[Your objective]:
Only the pictures are omitted; repeat all other data exactly.

[Data section]:
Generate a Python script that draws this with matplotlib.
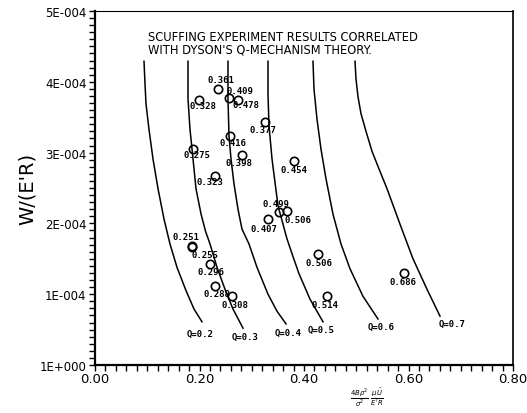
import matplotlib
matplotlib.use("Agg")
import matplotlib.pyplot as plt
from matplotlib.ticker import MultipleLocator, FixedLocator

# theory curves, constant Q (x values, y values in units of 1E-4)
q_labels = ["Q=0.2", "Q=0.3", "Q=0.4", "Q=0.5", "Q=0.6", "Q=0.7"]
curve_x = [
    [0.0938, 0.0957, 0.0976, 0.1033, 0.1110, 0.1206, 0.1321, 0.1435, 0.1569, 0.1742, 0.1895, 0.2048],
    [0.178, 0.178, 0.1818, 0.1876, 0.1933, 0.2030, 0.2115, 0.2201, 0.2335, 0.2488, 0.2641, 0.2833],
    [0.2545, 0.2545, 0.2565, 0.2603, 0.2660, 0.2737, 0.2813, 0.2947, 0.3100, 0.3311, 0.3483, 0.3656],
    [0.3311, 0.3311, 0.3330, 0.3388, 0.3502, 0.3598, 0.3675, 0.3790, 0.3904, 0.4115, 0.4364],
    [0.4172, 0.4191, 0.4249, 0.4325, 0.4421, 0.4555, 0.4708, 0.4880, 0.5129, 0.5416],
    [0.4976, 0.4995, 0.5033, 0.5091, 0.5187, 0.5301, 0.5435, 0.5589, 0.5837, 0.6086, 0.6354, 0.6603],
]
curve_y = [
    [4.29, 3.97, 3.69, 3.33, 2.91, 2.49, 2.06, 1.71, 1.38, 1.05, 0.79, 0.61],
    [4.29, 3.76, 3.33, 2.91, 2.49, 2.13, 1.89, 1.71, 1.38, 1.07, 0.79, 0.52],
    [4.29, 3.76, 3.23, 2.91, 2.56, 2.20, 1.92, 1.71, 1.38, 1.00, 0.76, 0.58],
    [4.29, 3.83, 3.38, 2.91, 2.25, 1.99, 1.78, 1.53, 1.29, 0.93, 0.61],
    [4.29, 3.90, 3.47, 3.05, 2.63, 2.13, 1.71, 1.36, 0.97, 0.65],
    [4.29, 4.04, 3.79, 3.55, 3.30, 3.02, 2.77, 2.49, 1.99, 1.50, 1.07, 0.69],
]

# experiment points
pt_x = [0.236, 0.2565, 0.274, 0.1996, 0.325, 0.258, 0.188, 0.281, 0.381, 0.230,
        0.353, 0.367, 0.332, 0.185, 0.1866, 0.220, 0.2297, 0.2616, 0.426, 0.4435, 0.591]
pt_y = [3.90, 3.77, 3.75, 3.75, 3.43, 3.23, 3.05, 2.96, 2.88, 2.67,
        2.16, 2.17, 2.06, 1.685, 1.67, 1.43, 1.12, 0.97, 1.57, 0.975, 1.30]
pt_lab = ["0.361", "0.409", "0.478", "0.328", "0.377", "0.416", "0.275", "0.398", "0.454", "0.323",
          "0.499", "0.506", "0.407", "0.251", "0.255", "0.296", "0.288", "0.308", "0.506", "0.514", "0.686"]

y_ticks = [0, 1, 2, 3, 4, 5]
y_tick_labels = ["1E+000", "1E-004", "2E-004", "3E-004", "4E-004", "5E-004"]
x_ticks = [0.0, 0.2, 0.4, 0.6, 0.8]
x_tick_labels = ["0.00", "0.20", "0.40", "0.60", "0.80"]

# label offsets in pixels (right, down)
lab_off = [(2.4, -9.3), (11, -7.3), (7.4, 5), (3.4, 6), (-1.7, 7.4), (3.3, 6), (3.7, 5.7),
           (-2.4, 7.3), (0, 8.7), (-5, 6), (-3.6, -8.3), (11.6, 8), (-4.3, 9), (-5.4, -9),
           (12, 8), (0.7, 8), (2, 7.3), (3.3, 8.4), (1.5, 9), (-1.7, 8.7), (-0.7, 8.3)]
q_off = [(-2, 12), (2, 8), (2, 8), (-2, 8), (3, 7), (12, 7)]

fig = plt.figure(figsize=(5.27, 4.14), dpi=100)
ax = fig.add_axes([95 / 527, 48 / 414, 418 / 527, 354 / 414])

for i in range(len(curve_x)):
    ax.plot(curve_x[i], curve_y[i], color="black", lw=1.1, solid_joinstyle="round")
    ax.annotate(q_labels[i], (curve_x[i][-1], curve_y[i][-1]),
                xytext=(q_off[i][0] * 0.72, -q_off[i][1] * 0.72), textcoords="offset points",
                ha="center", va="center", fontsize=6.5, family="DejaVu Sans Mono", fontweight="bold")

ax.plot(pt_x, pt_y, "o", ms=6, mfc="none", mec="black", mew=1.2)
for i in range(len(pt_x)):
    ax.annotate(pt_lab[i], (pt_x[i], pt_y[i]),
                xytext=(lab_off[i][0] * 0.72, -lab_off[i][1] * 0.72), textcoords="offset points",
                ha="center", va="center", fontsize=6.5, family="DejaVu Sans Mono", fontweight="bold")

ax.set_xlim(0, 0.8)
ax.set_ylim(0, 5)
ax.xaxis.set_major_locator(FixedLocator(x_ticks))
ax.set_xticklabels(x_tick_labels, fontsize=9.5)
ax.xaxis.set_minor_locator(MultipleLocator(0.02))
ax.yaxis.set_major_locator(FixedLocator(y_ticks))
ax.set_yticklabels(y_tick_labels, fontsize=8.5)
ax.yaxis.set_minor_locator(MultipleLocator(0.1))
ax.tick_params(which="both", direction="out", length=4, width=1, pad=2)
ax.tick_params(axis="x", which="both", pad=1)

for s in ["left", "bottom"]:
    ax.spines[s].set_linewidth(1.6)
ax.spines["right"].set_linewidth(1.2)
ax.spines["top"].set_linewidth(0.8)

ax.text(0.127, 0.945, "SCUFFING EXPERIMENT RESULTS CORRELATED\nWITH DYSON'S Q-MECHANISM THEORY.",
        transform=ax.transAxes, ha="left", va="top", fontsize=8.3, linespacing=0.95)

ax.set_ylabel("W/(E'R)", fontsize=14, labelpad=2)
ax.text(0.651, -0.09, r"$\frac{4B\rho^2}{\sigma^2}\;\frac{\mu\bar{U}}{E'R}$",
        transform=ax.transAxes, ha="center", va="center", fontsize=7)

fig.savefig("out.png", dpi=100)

[Task output]:
Generate a Python script that draws this with matplotlib.
import matplotlib
matplotlib.use("Agg")
import matplotlib.pyplot as plt
from matplotlib.ticker import MultipleLocator, FixedLocator

# theory curves, constant Q (x values, y values in units of 1E-4)
q_labels = ["Q=0.2", "Q=0.3", "Q=0.4", "Q=0.5", "Q=0.6", "Q=0.7"]
curve_x = [
    [0.0938, 0.0957, 0.0976, 0.1033, 0.1110, 0.1206, 0.1321, 0.1435, 0.1569, 0.1742, 0.1895, 0.2048],
    [0.178, 0.178, 0.1818, 0.1876, 0.1933, 0.2030, 0.2115, 0.2201, 0.2335, 0.2488, 0.2641, 0.2833],
    [0.2545, 0.2545, 0.2565, 0.2603, 0.2660, 0.2737, 0.2813, 0.2947, 0.3100, 0.3311, 0.3483, 0.3656],
    [0.3311, 0.3311, 0.3330, 0.3388, 0.3502, 0.3598, 0.3675, 0.3790, 0.3904, 0.4115, 0.4364],
    [0.4172, 0.4191, 0.4249, 0.4325, 0.4421, 0.4555, 0.4708, 0.4880, 0.5129, 0.5416],
    [0.4976, 0.4995, 0.5033, 0.5091, 0.5187, 0.5301, 0.5435, 0.5589, 0.5837, 0.6086, 0.6354, 0.6603],
]
curve_y = [
    [4.29, 3.97, 3.69, 3.33, 2.91, 2.49, 2.06, 1.71, 1.38, 1.05, 0.79, 0.61],
    [4.29, 3.76, 3.33, 2.91, 2.49, 2.13, 1.89, 1.71, 1.38, 1.07, 0.79, 0.52],
    [4.29, 3.76, 3.23, 2.91, 2.56, 2.20, 1.92, 1.71, 1.38, 1.00, 0.76, 0.58],
    [4.29, 3.83, 3.38, 2.91, 2.25, 1.99, 1.78, 1.53, 1.29, 0.93, 0.61],
    [4.29, 3.90, 3.47, 3.05, 2.63, 2.13, 1.71, 1.36, 0.97, 0.65],
    [4.29, 4.04, 3.79, 3.55, 3.30, 3.02, 2.77, 2.49, 1.99, 1.50, 1.07, 0.69],
]

# experiment points
pt_x = [0.236, 0.2565, 0.274, 0.1996, 0.325, 0.258, 0.188, 0.281, 0.381, 0.230,
        0.353, 0.367, 0.332, 0.185, 0.1866, 0.220, 0.2297, 0.2616, 0.426, 0.4435, 0.591]
pt_y = [3.90, 3.77, 3.75, 3.75, 3.43, 3.23, 3.05, 2.96, 2.88, 2.67,
        2.16, 2.17, 2.06, 1.685, 1.67, 1.43, 1.12, 0.97, 1.57, 0.975, 1.30]
pt_lab = ["0.361", "0.409", "0.478", "0.328", "0.377", "0.416", "0.275", "0.398", "0.454", "0.323",
          "0.499", "0.506", "0.407", "0.251", "0.255", "0.296", "0.288", "0.308", "0.506", "0.514", "0.686"]

y_ticks = [0, 1, 2, 3, 4, 5]
y_tick_labels = ["1E+000", "1E-004", "2E-004", "3E-004", "4E-004", "5E-004"]
x_ticks = [0.0, 0.2, 0.4, 0.6, 0.8]
x_tick_labels = ["0.00", "0.20", "0.40", "0.60", "0.80"]

# label offsets in pixels (right, down)
lab_off = [(2.4, -9.3), (11, -7.3), (7.4, 5), (3.4, 6), (-1.7, 7.4), (3.3, 6), (3.7, 5.7),
           (-2.4, 7.3), (0, 8.7), (-5, 6), (-3.6, -8.3), (11.6, 8), (-4.3, 9), (-5.4, -9),
           (12, 8), (0.7, 8), (2, 7.3), (3.3, 8.4), (1.5, 9), (-1.7, 8.7), (-0.7, 8.3)]
q_off = [(-2, 12), (2, 8), (2, 8), (-2, 8), (3, 7), (12, 7)]

fig = plt.figure(figsize=(5.27, 4.14), dpi=100)
ax = fig.add_axes([95 / 527, 48 / 414, 418 / 527, 354 / 414])

for i in range(len(curve_x)):
    ax.plot(curve_x[i], curve_y[i], color="black", lw=1.1, solid_joinstyle="round")
    ax.annotate(q_labels[i], (curve_x[i][-1], curve_y[i][-1]),
                xytext=(q_off[i][0] * 0.72, -q_off[i][1] * 0.72), textcoords="offset points",
                ha="center", va="center", fontsize=6.5, family="DejaVu Sans Mono", fontweight="bold")

ax.plot(pt_x, pt_y, "o", ms=6, mfc="none", mec="black", mew=1.2)
for i in range(len(pt_x)):
    ax.annotate(pt_lab[i], (pt_x[i], pt_y[i]),
                xytext=(lab_off[i][0] * 0.72, -lab_off[i][1] * 0.72), textcoords="offset points",
                ha="center", va="center", fontsize=6.5, family="DejaVu Sans Mono", fontweight="bold")

ax.set_xlim(0, 0.8)
ax.set_ylim(0, 5)
ax.xaxis.set_major_locator(FixedLocator(x_ticks))
ax.set_xticklabels(x_tick_labels, fontsize=9.5)
ax.xaxis.set_minor_locator(MultipleLocator(0.02))
ax.yaxis.set_major_locator(FixedLocator(y_ticks))
ax.set_yticklabels(y_tick_labels, fontsize=8.5)
ax.yaxis.set_minor_locator(MultipleLocator(0.1))
ax.tick_params(which="both", direction="out", length=4, width=1, pad=2)
ax.tick_params(axis="x", which="both", pad=1)

for s in ["left", "bottom"]:
    ax.spines[s].set_linewidth(1.6)
ax.spines["right"].set_linewidth(1.2)
ax.spines["top"].set_linewidth(0.8)

ax.text(0.127, 0.945, "SCUFFING EXPERIMENT RESULTS CORRELATED\nWITH DYSON'S Q-MECHANISM THEORY.",
        transform=ax.transAxes, ha="left", va="top", fontsize=8.3, linespacing=0.95)

ax.set_ylabel("W/(E'R)", fontsize=14, labelpad=2)
ax.text(0.651, -0.09, r"$\frac{4B\rho^2}{\sigma^2}\;\frac{\mu\bar{U}}{E'R}$",
        transform=ax.transAxes, ha="center", va="center", fontsize=7)

fig.savefig("out.png", dpi=100)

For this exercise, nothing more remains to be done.